* GOAL
Emit the data below verbatim, stripping out any pictures.

* INFORMATION SHOWN

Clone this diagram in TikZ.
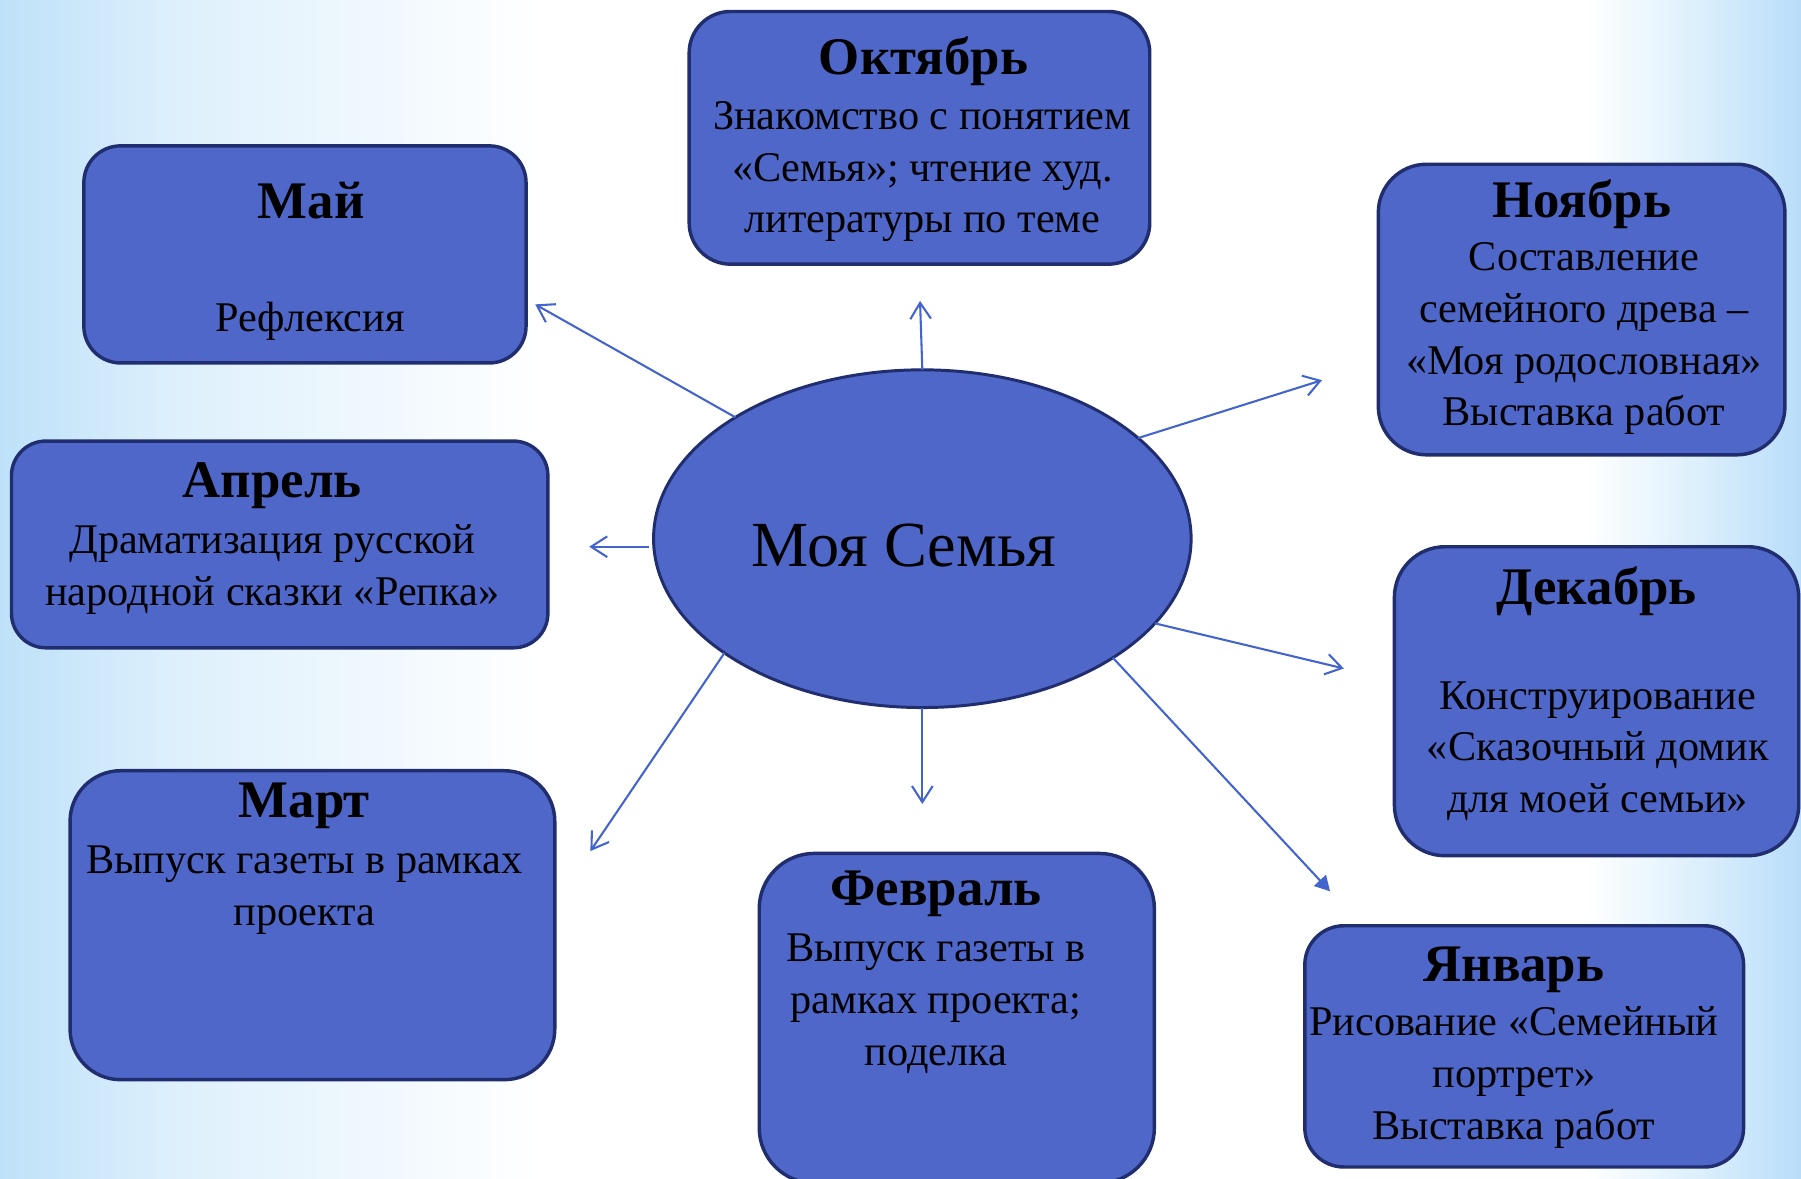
\documentclass[tikz,border=0pt]{standalone}
\usepackage{fontspec}
\setmainfont{Liberation Serif}
\usetikzlibrary{arrows.meta,shapes.geometric,fadings}
\definecolor{boxfill}{RGB}{79,103,200}
\definecolor{boxline}{RGB}{32,46,112}
\definecolor{arrowc}{RGB}{68,100,205}
\definecolor{bgL}{RGB}{190,225,249}
\definecolor{bgL2}{RGB}{222,240,252}
\definecolor{bgR}{RGB}{184,221,250}
\definecolor{bandc}{RGB}{200,228,248}
\pgfdeclarehorizontalshading{bgshade}{100bp}{color(0bp)=(bgL); color(25bp)=(bgL); color(30bp)=(bgL2); color(40bp)=(white); color(69bp)=(white); color(72bp)=(bgL2); color(75bp)=(bgR); color(100bp)=(bgR)}
\tikzfading[name=bandfade, top color=transparent!100, middle color=transparent!35, bottom color=transparent!100]
\begin{document}
\begin{tikzpicture}[x=0.5pt,y=-0.5pt,
  box/.style={draw=boxline, line width=1.5pt, fill=boxfill, rounded corners=#1, inner sep=0pt, outer sep=0pt},
  ttl/.style={font=\fontsize{23}{27}\selectfont\bfseries, inner sep=0pt},
  txt/.style={font=\fontsize{18.4}{22.5}\selectfont, align=center, inner sep=0pt},
  arr/.style={draw=arrowc, line width=0.9pt, -{Straight Barb[length=7pt,width=9pt]}},
  arrF/.style={draw=arrowc, line width=0.9pt, -{Triangle[length=6.5pt,width=7pt]}}]
\useasboundingbox (0,0) rectangle (1568,1026);
\shade[shading=bgshade] (0,0) rectangle (1568,1026);
\fill[bandc, path fading=bandfade] (0,680) rectangle (1568,745);
\fill[bandc, path fading=bandfade, opacity=0.6] (0,575) rectangle (1568,615);

% boxes
\node[box=18pt, minimum width=200.5pt, minimum height=110pt] (bOkt) at (800.5,120) {};
\node[box=16pt, minimum width=192.5pt, minimum height=94.5pt] (bMay) at (265.5,221.5) {};
\node[box=21pt, minimum width=177pt, minimum height=126.5pt] (bNov) at (1377,269.5) {};
\node[box=15pt, minimum width=233.5pt, minimum height=90pt] (bApr) at (243.5,474) {};
\node[box=22pt, minimum width=176pt, minimum height=134.5pt] (bDec) at (1390,610.5) {};
\node[box=22pt, minimum width=211pt, minimum height=134.5pt] (bMar) at (272,805.5) {};
\node[box=24pt, minimum width=172pt, minimum height=143.5pt] (bFeb) at (833,886.5) {};
\node[box=17pt, minimum width=191pt, minimum height=105pt] (bJan) at (1327,911) {};

% ellipse
\node[ellipse, draw=boxline, line width=1.3pt, fill=boxfill, minimum width=234pt, minimum height=147pt, inner sep=0pt, outer sep=0pt] (ell) at (803,469) {};
\node[font=\fontsize{28}{34}\selectfont, inner sep=0pt] (center) at (787,475) {Моя Семья};

% titles
\node[ttl] (tOkt) at (804,53) {Октябрь};
\node[ttl] (tMay) at (271,175) {Май};
\node[ttl] (tNov) at (1377,178) {Ноябрь};
\node[ttl] (tApr) at (237,423) {Апрель};
\node[ttl] (tDec) at (1390,515) {Декабрь};
\node[ttl] (tMar) at (265,702) {Март};
\node[ttl] (tFeb) at (815,778) {Февраль};
\node[ttl] (tJan) at (1318,844) {Январь};

% bodies
\node[txt] (xOkt) at (803,149.5) {Знакомство с понятием\\«Семья»; чтение худ.\\литературы по теме};
\node[txt] (xMay) at (270,280) {Рефлексия};
\node[txt] (xNov) at (1379,295) {Составление\\семейного древа –\\«Моя родословная»\\Выставка работ};
\node[txt] (xApr) at (237,496) {Драматизация русской\\народной сказки «Репка»};
\node[txt] (xDec) at (1391,654) {Конструирование\\«Сказочный домик\\для моей семьи»};
\node[txt] (xMar) at (265,775) {Выпуск газеты в рамках\\проекта};
\node[txt] (xFeb) at (815,874) {Выпуск газеты в\\рамках проекта;\\поделка};
\node[txt] (xJan) at (1318,938) {Рисование «Семейный\\портрет»\\Выставка работ};

% arrow tips
\coordinate (pOkt) at (801,262);
\coordinate (pMay) at (466,265);
\coordinate (pNov) at (1151,331);
\coordinate (pApr) at (513,476);
\coordinate (pDec) at (1170,582);
\coordinate (pJan) at (1158,776);
\coordinate (pFeb) at (803,700);
\coordinate (pMar) at (514,741);

\draw[arr] (ell.90) -- (pOkt);
\draw[arr] (ell.147.7) -- (pMay);
\draw[arr] (ell.25.7) -- (pNov);
\draw[arr, shorten <=2pt] (ell.west |- pApr) -- (pApr);
\draw[arr] (ell.-20.4) -- (pDec);
\draw[arrF] (ell.-32.4) -- (pJan);
\draw[arr] (ell.-90) -- (pFeb);
\draw[arr] (ell.210.4) -- (pMar);
\end{tikzpicture}
\end{document}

* EXERCISE RESPONSE
Clone this diagram in TikZ.
\documentclass[tikz,border=0pt]{standalone}
\usepackage{fontspec}
\setmainfont{Liberation Serif}
\usetikzlibrary{arrows.meta,shapes.geometric,fadings}
\definecolor{boxfill}{RGB}{79,103,200}
\definecolor{boxline}{RGB}{32,46,112}
\definecolor{arrowc}{RGB}{68,100,205}
\definecolor{bgL}{RGB}{190,225,249}
\definecolor{bgL2}{RGB}{222,240,252}
\definecolor{bgR}{RGB}{184,221,250}
\definecolor{bandc}{RGB}{200,228,248}
\pgfdeclarehorizontalshading{bgshade}{100bp}{color(0bp)=(bgL); color(25bp)=(bgL); color(30bp)=(bgL2); color(40bp)=(white); color(69bp)=(white); color(72bp)=(bgL2); color(75bp)=(bgR); color(100bp)=(bgR)}
\tikzfading[name=bandfade, top color=transparent!100, middle color=transparent!35, bottom color=transparent!100]
\begin{document}
\begin{tikzpicture}[x=0.5pt,y=-0.5pt,
  box/.style={draw=boxline, line width=1.5pt, fill=boxfill, rounded corners=#1, inner sep=0pt, outer sep=0pt},
  ttl/.style={font=\fontsize{23}{27}\selectfont\bfseries, inner sep=0pt},
  txt/.style={font=\fontsize{18.4}{22.5}\selectfont, align=center, inner sep=0pt},
  arr/.style={draw=arrowc, line width=0.9pt, -{Straight Barb[length=7pt,width=9pt]}},
  arrF/.style={draw=arrowc, line width=0.9pt, -{Triangle[length=6.5pt,width=7pt]}}]
\useasboundingbox (0,0) rectangle (1568,1026);
\shade[shading=bgshade] (0,0) rectangle (1568,1026);
\fill[bandc, path fading=bandfade] (0,680) rectangle (1568,745);
\fill[bandc, path fading=bandfade, opacity=0.6] (0,575) rectangle (1568,615);

% boxes
\node[box=18pt, minimum width=200.5pt, minimum height=110pt] (bOkt) at (800.5,120) {};
\node[box=16pt, minimum width=192.5pt, minimum height=94.5pt] (bMay) at (265.5,221.5) {};
\node[box=21pt, minimum width=177pt, minimum height=126.5pt] (bNov) at (1377,269.5) {};
\node[box=15pt, minimum width=233.5pt, minimum height=90pt] (bApr) at (243.5,474) {};
\node[box=22pt, minimum width=176pt, minimum height=134.5pt] (bDec) at (1390,610.5) {};
\node[box=22pt, minimum width=211pt, minimum height=134.5pt] (bMar) at (272,805.5) {};
\node[box=24pt, minimum width=172pt, minimum height=143.5pt] (bFeb) at (833,886.5) {};
\node[box=17pt, minimum width=191pt, minimum height=105pt] (bJan) at (1327,911) {};

% ellipse
\node[ellipse, draw=boxline, line width=1.3pt, fill=boxfill, minimum width=234pt, minimum height=147pt, inner sep=0pt, outer sep=0pt] (ell) at (803,469) {};
\node[font=\fontsize{28}{34}\selectfont, inner sep=0pt] (center) at (787,475) {Моя Семья};

% titles
\node[ttl] (tOkt) at (804,53) {Октябрь};
\node[ttl] (tMay) at (271,175) {Май};
\node[ttl] (tNov) at (1377,178) {Ноябрь};
\node[ttl] (tApr) at (237,423) {Апрель};
\node[ttl] (tDec) at (1390,515) {Декабрь};
\node[ttl] (tMar) at (265,702) {Март};
\node[ttl] (tFeb) at (815,778) {Февраль};
\node[ttl] (tJan) at (1318,844) {Январь};

% bodies
\node[txt] (xOkt) at (803,149.5) {Знакомство с понятием\\«Семья»; чтение худ.\\литературы по теме};
\node[txt] (xMay) at (270,280) {Рефлексия};
\node[txt] (xNov) at (1379,295) {Составление\\семейного древа –\\«Моя родословная»\\Выставка работ};
\node[txt] (xApr) at (237,496) {Драматизация русской\\народной сказки «Репка»};
\node[txt] (xDec) at (1391,654) {Конструирование\\«Сказочный домик\\для моей семьи»};
\node[txt] (xMar) at (265,775) {Выпуск газеты в рамках\\проекта};
\node[txt] (xFeb) at (815,874) {Выпуск газеты в\\рамках проекта;\\поделка};
\node[txt] (xJan) at (1318,938) {Рисование «Семейный\\портрет»\\Выставка работ};

% arrow tips
\coordinate (pOkt) at (801,262);
\coordinate (pMay) at (466,265);
\coordinate (pNov) at (1151,331);
\coordinate (pApr) at (513,476);
\coordinate (pDec) at (1170,582);
\coordinate (pJan) at (1158,776);
\coordinate (pFeb) at (803,700);
\coordinate (pMar) at (514,741);

\draw[arr] (ell.90) -- (pOkt);
\draw[arr] (ell.147.7) -- (pMay);
\draw[arr] (ell.25.7) -- (pNov);
\draw[arr, shorten <=2pt] (ell.west |- pApr) -- (pApr);
\draw[arr] (ell.-20.4) -- (pDec);
\draw[arrF] (ell.-32.4) -- (pJan);
\draw[arr] (ell.-90) -- (pFeb);
\draw[arr] (ell.210.4) -- (pMar);
\end{tikzpicture}
\end{document}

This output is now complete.